California couples often make big plans for the future during the initial year of their marriage but do not think in terms of estate planning. Without realizing it, they may be costing themselves vital opportunities to secure a stable future for their incipient family and accumulating property should something happen to them individually or as a couple.
If a young spouse were to die in an accident without leaving a will, the assets belonging to that individual do not automatically transfer to the surviving spouse but will pass according to California's intestacy laws. Other kin may be jolted too if there were assets that the spouse had promised them personally but not legally, though a will.
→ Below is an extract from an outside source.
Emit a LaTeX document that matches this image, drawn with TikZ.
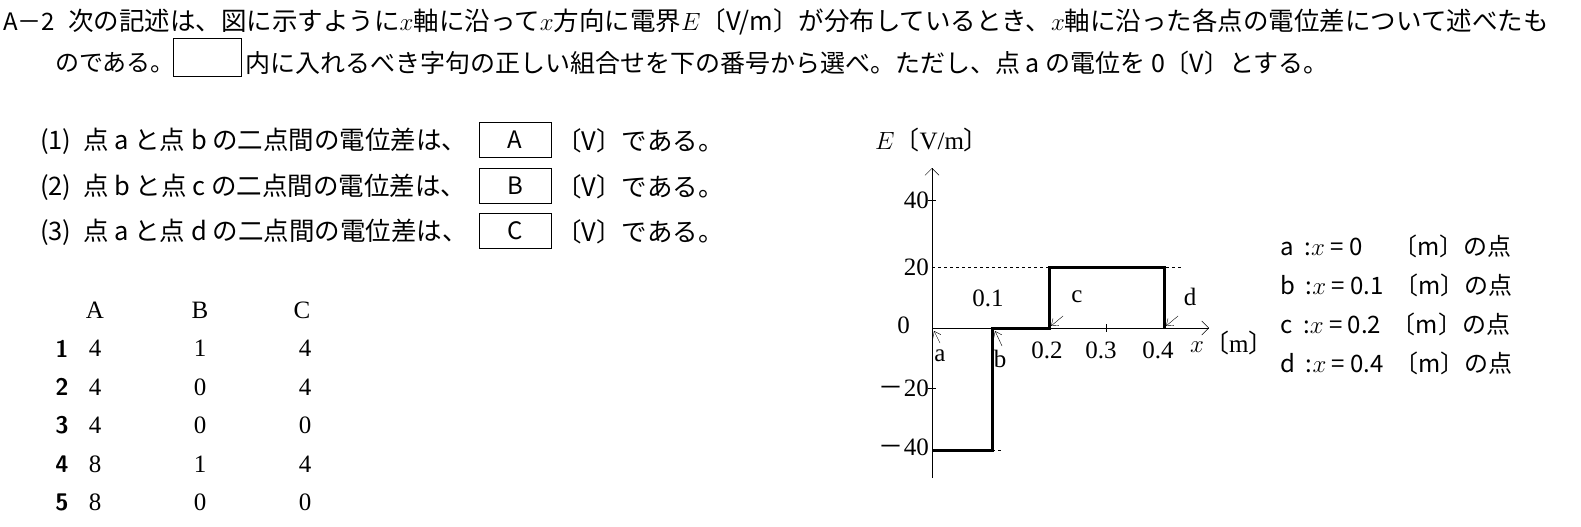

Newlyweds may also put durable powers of attorney in place. In the event that a spouse is incapacitated, a durable power of attorney will provide clear guidance for the type of medical care the individual wishes to receive, stripping all doubts and arguments from the situation should it ever occur. This is also an effective tool for prescribing important financial decisions on behalf of an incapacitated spouse.
Furthermore, account beneficiaries may need to be updated immediately after marriage. This applies to insurance policies, existing wills and trusts, retirement accounts, investment accounts, bank accounts and health savings accounts.
Many older couples rue the fact that they did not get started on estate planning earlier, above all when unexpected events change the course of the family's life irreversibly and without preamble. Careful planning can go a long way toward alleviating the anxiety and devastation that often accompany these types of events. In this way, many married couples may benefit from seeking the counsel and tutelage of an estate planning lawyer.